- **What is expected**
Starting at the first line of the data, please print exactly those lines through the one that holds "const seriesName = 'Hyd No. 1';", omitting every picture.
*** Provided material
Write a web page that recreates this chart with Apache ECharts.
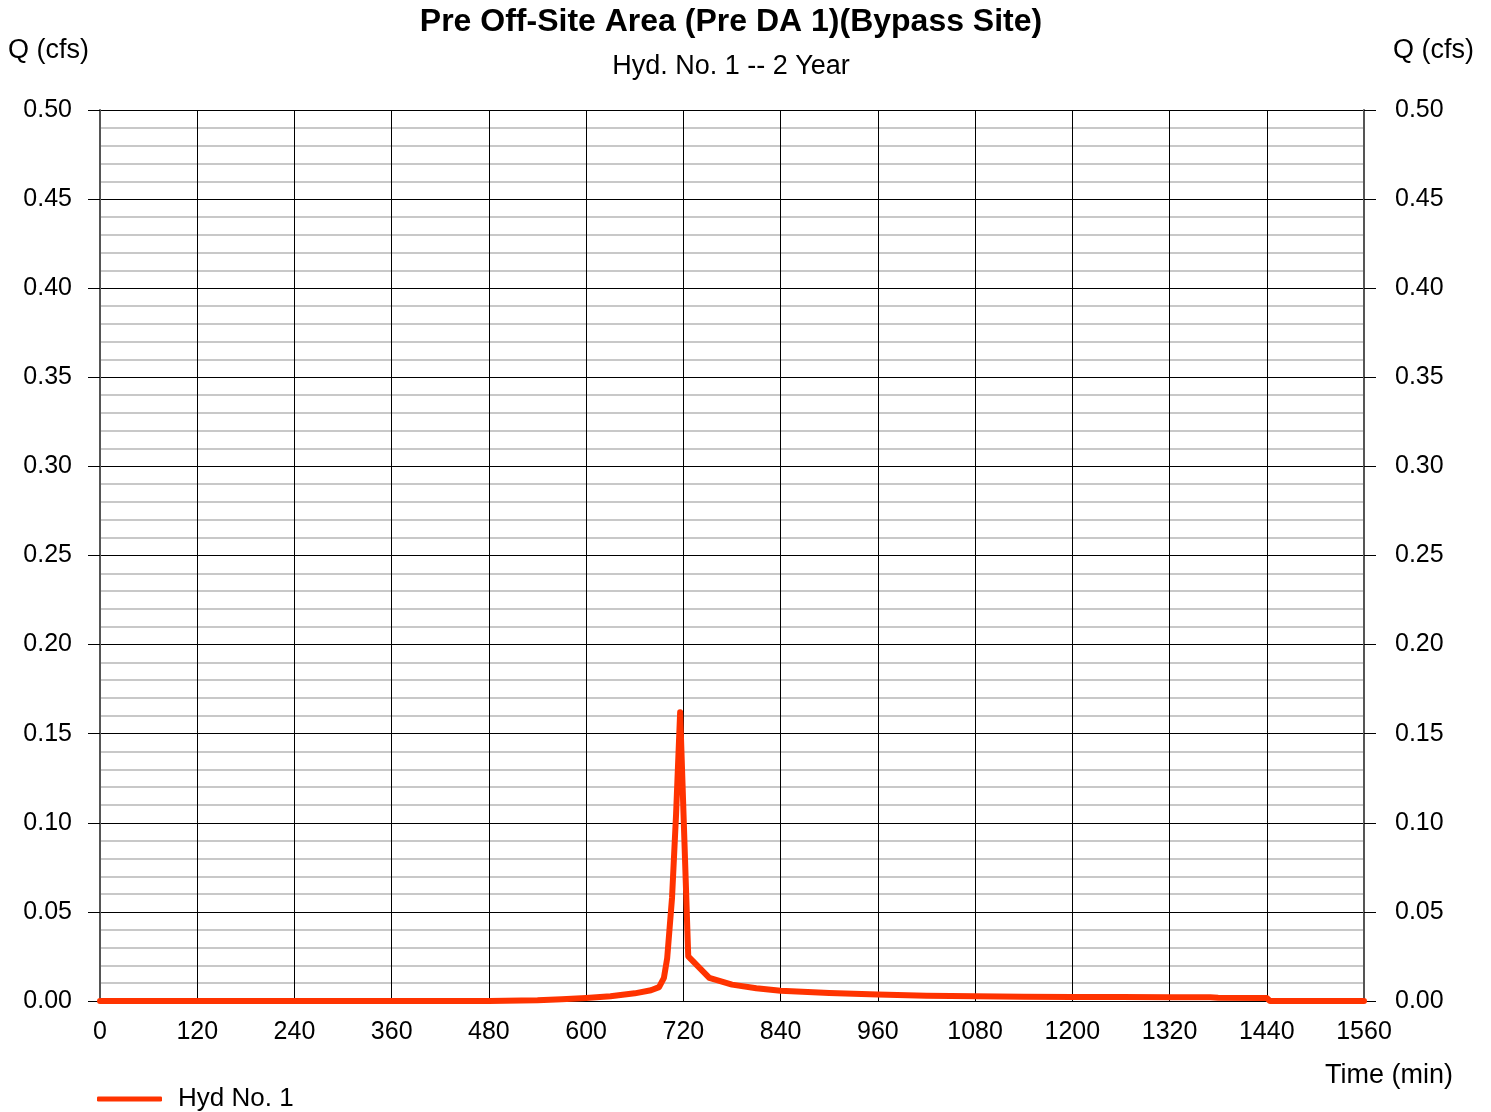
<!DOCTYPE html>
<html>
<head>
<meta charset="utf-8">
<style>
  html, body { margin: 0; padding: 0; background: #ffffff; }
  #chart { width: 1491px; height: 1112px; }
</style>
<script src="https://cdn.jsdelivr.net/npm/echarts@6/dist/echarts.min.js"></script>
</head>
<body>
<div id="chart"></div>
<script>
// Hydrograph ordinates: time (min) and discharge Q (cfs)
const times = [0, 480, 540, 570, 600, 630, 660, 680, 690, 696, 700, 706, 711, 716, 726, 752, 780, 810, 840, 900, 960, 1020, 1080, 1140, 1200, 1260, 1320, 1370, 1380, 1440, 1444, 1560];
const flows = [0, 0, 0.0004, 0.0010, 0.0017, 0.0027, 0.0043, 0.0060, 0.0078, 0.013, 0.024, 0.058, 0.105, 0.162, 0.025, 0.013, 0.0092, 0.0072, 0.0057, 0.0045, 0.0036, 0.0030, 0.0026, 0.0024, 0.0022, 0.0022, 0.0021, 0.0021, 0.0018, 0.0017, 0, 0];

const xTicks = { min: 0, max: 1560, interval: 120 };
const yTicks = { min: 0, max: 0.5, interval: 0.05 };

const titleText = 'Pre Off-Site Area (Pre DA 1)(Bypass Site)';
const subtitleText = 'Hyd. No. 1 -- 2 Year';
const seriesName = 'Hyd No. 1';

const FONT = 'Liberation Sans, Arial, sans-serif';
const chart = echarts.init(document.getElementById('chart'));

const yAxisBase = {
  type: 'value',
  min: yTicks.min,
  max: yTicks.max,
  interval: yTicks.interval,
  axisLabel: {
    fontFamily: FONT, fontSize: 25, color: '#000',
    padding: [10, 0, 0, 0],
    formatter: v => v.toFixed(2)
  },
  axisTick: { show: true, inside: false, length: 12, lineStyle: { color: '#000', width: 1 } }
};

chart.setOption({
  animation: false,
  backgroundColor: '#ffffff',
  grid: { left: 100, right: 127, top: 110, bottom: 111, containLabel: false },
  xAxis: {
    type: 'value',
    min: xTicks.min,
    max: xTicks.max,
    interval: xTicks.interval,
    axisLine: { show: true, lineStyle: { color: '#000', width: 1 } },
    axisTick: { show: false },
    axisLabel: { fontFamily: FONT, fontSize: 25, color: '#000', margin: 19, formatter: v => String(v) },
    splitLine: { show: true, lineStyle: { color: '#000', width: 1 } }
  },
  yAxis: [
    Object.assign({}, yAxisBase, {
      position: 'left',
      axisLine: { show: true, lineStyle: { color: '#555', width: 2 } },
      axisLabel: Object.assign({}, yAxisBase.axisLabel, { margin: 28 }),
      splitLine: { show: true, lineStyle: { color: '#000', width: 1 } },
      minorTick: { show: false, splitNumber: 5 },
      minorSplitLine: { show: true, lineStyle: { color: '#c8c8c8', width: 2 } }
    }),
    Object.assign({}, yAxisBase, {
      position: 'right',
      axisLine: { show: true, lineStyle: { color: '#555', width: 2 } },
      axisLabel: Object.assign({}, yAxisBase.axisLabel, { margin: 31 }),
      splitLine: { show: false }
    })
  ],
  legend: {
    left: 92, top: 1081,
    icon: 'roundRect',
    itemWidth: 65, itemHeight: 5,
    textStyle: { fontFamily: FONT, fontSize: 26, color: '#000', padding: [0, 0, 0, 11] },
    data: [seriesName]
  },
  graphic: [
    { type: 'text', x: 731, y: 22, style: { text: titleText, font: 'bold 32px ' + FONT, fill: '#000', textAlign: 'center', textVerticalAlign: 'middle' } },
    { type: 'text', x: 731, y: 67, style: { text: subtitleText, font: '27px ' + FONT, fill: '#000', textAlign: 'center', textVerticalAlign: 'middle' } },
    { type: 'text', x: 8, y: 51, style: { text: 'Q (cfs)', font: '27px ' + FONT, fill: '#000', textAlign: 'left', textVerticalAlign: 'middle' } },
    { type: 'text', x: 1474, y: 51, style: { text: 'Q (cfs)', font: '27px ' + FONT, fill: '#000', textAlign: 'right', textVerticalAlign: 'middle' } },
    { type: 'text', x: 1453, y: 1076, style: { text: 'Time (min)', font: '27px ' + FONT, fill: '#000', textAlign: 'right', textVerticalAlign: 'middle' } }
  ],
  series: [{
    name: seriesName,
    type: 'line',
    yAxisIndex: 0,
    showSymbol: false,
    smooth: false,
    color: '#ff3300',
    lineStyle: { color: '#ff3300', width: 6, cap: 'round', join: 'round' },
    data: times.map((t, i) => [t, flows[i]]),
    z: 5
  }]
});
</script>
</body>
</html>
******
- **Expected answer**
Write a web page that recreates this chart with Apache ECharts.
<!DOCTYPE html>
<html>
<head>
<meta charset="utf-8">
<style>
  html, body { margin: 0; padding: 0; background: #ffffff; }
  #chart { width: 1491px; height: 1112px; }
</style>
<script src="https://cdn.jsdelivr.net/npm/echarts@6/dist/echarts.min.js"></script>
</head>
<body>
<div id="chart"></div>
<script>
// Hydrograph ordinates: time (min) and discharge Q (cfs)
const times = [0, 480, 540, 570, 600, 630, 660, 680, 690, 696, 700, 706, 711, 716, 726, 752, 780, 810, 840, 900, 960, 1020, 1080, 1140, 1200, 1260, 1320, 1370, 1380, 1440, 1444, 1560];
const flows = [0, 0, 0.0004, 0.0010, 0.0017, 0.0027, 0.0043, 0.0060, 0.0078, 0.013, 0.024, 0.058, 0.105, 0.162, 0.025, 0.013, 0.0092, 0.0072, 0.0057, 0.0045, 0.0036, 0.0030, 0.0026, 0.0024, 0.0022, 0.0022, 0.0021, 0.0021, 0.0018, 0.0017, 0, 0];

const xTicks = { min: 0, max: 1560, interval: 120 };
const yTicks = { min: 0, max: 0.5, interval: 0.05 };

const titleText = 'Pre Off-Site Area (Pre DA 1)(Bypass Site)';
const subtitleText = 'Hyd. No. 1 -- 2 Year';
const seriesName = 'Hyd No. 1';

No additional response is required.